▶ STATED TASK
Repeat the records below exactly, from the first line through the line containing "from matplotlib.patches import Rectangle", and leave out any pictures.

━━━ AVAILABLE DATA ━━━

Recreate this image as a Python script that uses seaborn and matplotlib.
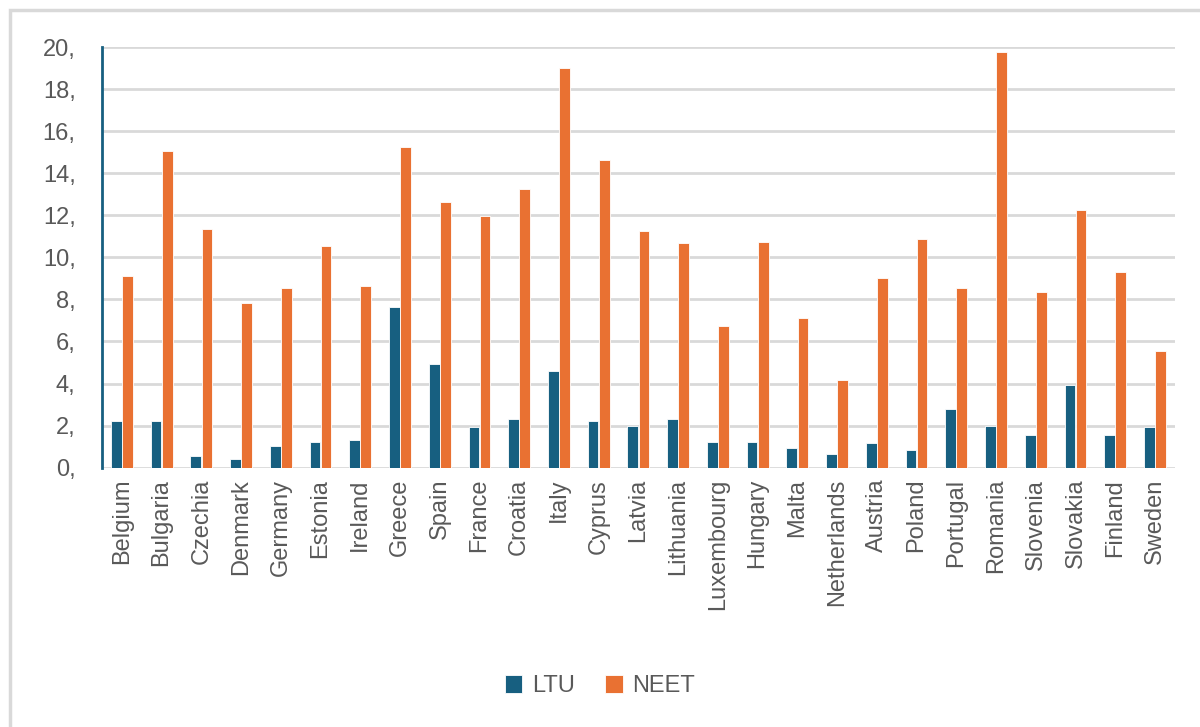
import pandas as pd
import matplotlib.pyplot as plt
import seaborn as sns
from matplotlib.patches import Rectangle

# Values
countries = ['Belgium', 'Bulgaria', 'Czechia', 'Denmark', 'Germany', 'Estonia', 'Ireland',
             'Greece', 'Spain', 'France', 'Croatia', 'Italy', 'Cyprus', 'Latvia', 'Lithuania',
             'Luxembourg', 'Hungary', 'Malta', 'Netherlands', 'Austria', 'Poland', 'Portugal',
             'Romania', 'Slovenia', 'Slovakia', 'Finland', 'Sweden']
ltu = [2.24, 2.24, 0.56, 0.4, 1.02, 1.24, 1.32, 7.66, 4.92, 1.94, 2.32, 4.62, 2.24, 2.0,
       2.32, 1.24, 1.24, 0.94, 0.63, 1.16, 0.86, 2.78, 2.0, 1.56, 3.92, 1.56, 1.94]
neet = [9.12, 15.08, 11.34, 7.82, 8.52, 10.56, 8.66, 15.24, 12.64, 11.96, 13.24, 19.0, 14.62,
        11.26, 10.66, 6.76, 10.74, 7.14, 4.16, 9.04, 10.88, 8.52, 19.78, 8.35, 12.27, 9.29, 5.54]
series = ['LTU', 'NEET']
y_ticks = [0, 2, 4, 6, 8, 10, 12, 14, 16, 18, 20]
y_tick_labels = [f'{t},' for t in y_ticks]

df = pd.DataFrame({'country': countries, 'LTU': ltu, 'NEET': neet})
long = df.melt(id_vars='country', value_vars=series, var_name='series', value_name='value')

sns.set_style('white')
plt.rcParams['font.family'] = ['Liberation Sans', 'DejaVu Sans']

fig = plt.figure(figsize=(12, 7.27), dpi=100)
ax = fig.add_axes([0.085, 0.3567, 0.894, 0.5786])

palette = {'LTU': '#175f80', 'NEET': '#e97132'}
sns.barplot(data=long, x='country', y='value', hue='series', palette=palette,
            width=0.56, gap=0.04, ax=ax, edgecolor='white', linewidth=0.6,
            saturation=1, legend=True)

ax.set_ylim(0, 20)
ax.set_xlim(-0.5, len(countries) - 0.5)
ax.set_yticks(y_ticks)
ax.set_yticklabels(y_tick_labels)
ax.yaxis.grid(True, color='#d9d9d9', linewidth=2)
ax.set_axisbelow(True)
ax.set_xlabel('')
ax.set_ylabel('')
ax.tick_params(axis='y', labelsize=17, labelcolor='#595959', length=0, pad=19)
ax.tick_params(axis='x', labelsize=17, labelcolor='#595959', length=0, rotation=90, pad=8)
for side in ['top', 'right', 'bottom']:
    ax.spines[side].set_visible(False)
ax.spines['left'].set_color('#175f80')
ax.spines['left'].set_linewidth(2)

ax.legend(loc='center', bbox_to_anchor=(0.5, 0.056), bbox_transform=fig.transFigure,
          ncol=2, frameon=False, fontsize=17, handlelength=0.75, handleheight=0.75,
          columnspacing=1.3, handletextpad=0.4, labelcolor='#595959')

# light gray chart border
fig.patches.append(Rectangle((0.008, -0.05), 1.1, 1.036, transform=fig.transFigure,
                             fill=False, edgecolor='#d9d9d9', linewidth=2.5))

fig.savefig('out.png', dpi=100)
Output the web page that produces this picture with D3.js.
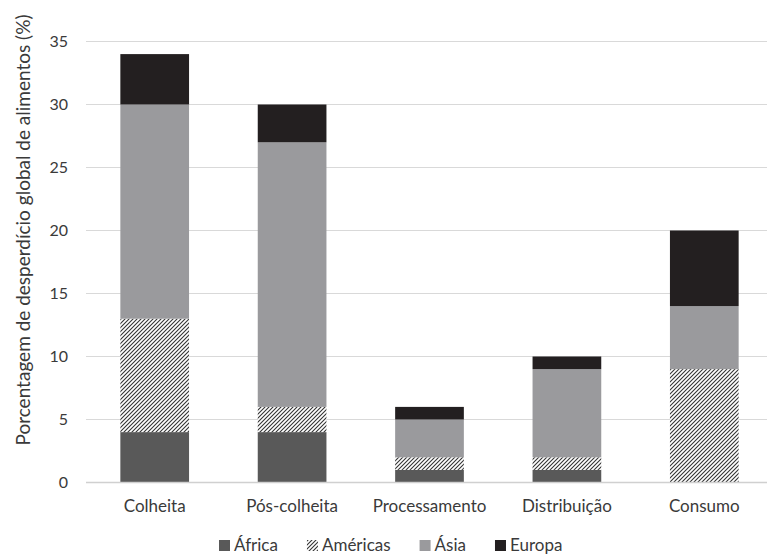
<!DOCTYPE html>
<html>
<head>
<meta charset="utf-8">
<script src="https://cdn.jsdelivr.net/npm/d3@7"></script>
<style>
  html, body { margin: 0; padding: 0; background: #fff; }
  svg { display: block; }
  text { font-family: Lato, "Open Sans", sans-serif; fill: #3a3a3a; }
</style>
</head>
<body>
<svg id="chart" width="767" height="554"></svg>
<script>
const categories = ["Colheita", "Pós-colheita", "Processamento", "Distribuição", "Consumo"];
const seriesNames = ["África", "Américas", "Ásia", "Europa"];
const africa   = [4, 4, 1, 1, 0];
const americas = [9, 2, 1, 1, 9];
const asia     = [17, 21, 3, 7, 5];
const europa   = [4, 3, 1, 1, 6];
const yTicks = [0, 5, 10, 15, 20, 25, 30, 35];
const yTitle = "Porcentagem de desperdício global de alimentos (%)";

const seriesValues = [africa, americas, asia, europa];
const fills = ["#595959", "url(#hatch)", "#9a9a9d", "#231f20"];

const svg = d3.select("#chart");
const defs = svg.append("defs");
const pat = defs.append("pattern")
  .attr("id", "hatch").attr("patternUnits", "userSpaceOnUse")
  .attr("width", 4).attr("height", 4);
pat.append("rect").attr("width", 4).attr("height", 4).attr("fill", "#fff");
pat.append("path").attr("d", "M-1,1 L1,-1 M0,4 L4,0 M3,5 L5,3")
  .attr("stroke", "#333").attr("stroke-width", 1.1);

const x = d3.scaleBand().domain(categories).range([86, 773]).paddingInner(0.5).paddingOuter(0.25);
const y = d3.scaleLinear().domain([0, 35]).range([482.5, 41.5]);

// gridlines
svg.append("g").selectAll("line").data(yTicks.filter(t => t > 0)).join("line")
  .attr("x1", 86).attr("x2", 773)
  .attr("y1", d => y(d)).attr("y2", d => y(d))
  .attr("stroke", "#d9d9d9").attr("stroke-width", 1);

// y tick labels
svg.append("g").selectAll("text").data(yTicks).join("text")
  .attr("x", 68).attr("y", d => y(d)).attr("dy", "0.35em")
  .attr("text-anchor", "end").attr("font-size", 16)
  .text(d => d);

// stacked data
const rows = categories.map((c, i) => {
  const o = { cat: c };
  seriesNames.forEach((s, j) => o[s] = seriesValues[j][i]);
  return o;
});
const stacked = d3.stack().keys(seriesNames)(rows);

svg.append("g").selectAll("g").data(stacked).join("g")
  .attr("fill", (d, i) => fills[i])
  .selectAll("rect").data(d => d.filter(p => p[1] - p[0] > 0)).join("rect")
  .attr("x", d => x(d.data.cat))
  .attr("width", x.bandwidth())
  .attr("y", d => y(d[1]))
  .attr("height", d => y(d[0]) - y(d[1]));

// x axis line
svg.append("line").attr("x1", 86).attr("x2", 773)
  .attr("y1", y(0)).attr("y2", y(0))
  .attr("stroke", "#d0d0d0").attr("stroke-width", 1.5);

// x labels
svg.append("g").selectAll("text").data(categories).join("text")
  .attr("x", d => x(d) + x.bandwidth() / 2).attr("y", 512)
  .attr("text-anchor", "middle").attr("font-size", 17)
  .text(d => d);

// y title
svg.append("text")
  .attr("transform", "translate(30,230) rotate(-90)")
  .attr("text-anchor", "middle").attr("font-size", 19)
  .text(yTitle);

// legend
const legend = svg.append("g");
let lx = 219;
seriesNames.forEach((s, i) => {
  legend.append("rect").attr("x", lx).attr("y", 540).attr("width", 11).attr("height", 11)
    .attr("fill", fills[i]);
  const t = legend.append("text").attr("x", lx + 15).attr("y", 551)
    .attr("font-size", 17).text(s);
  lx += 15 + t.node().getComputedTextLength() + 29;
});
</script>
</body>
</html>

━━━

▶ TASK RESULT
Recreate this image as a Python script that uses seaborn and matplotlib.
import pandas as pd
import matplotlib.pyplot as plt
import seaborn as sns
from matplotlib.patches import Rectangle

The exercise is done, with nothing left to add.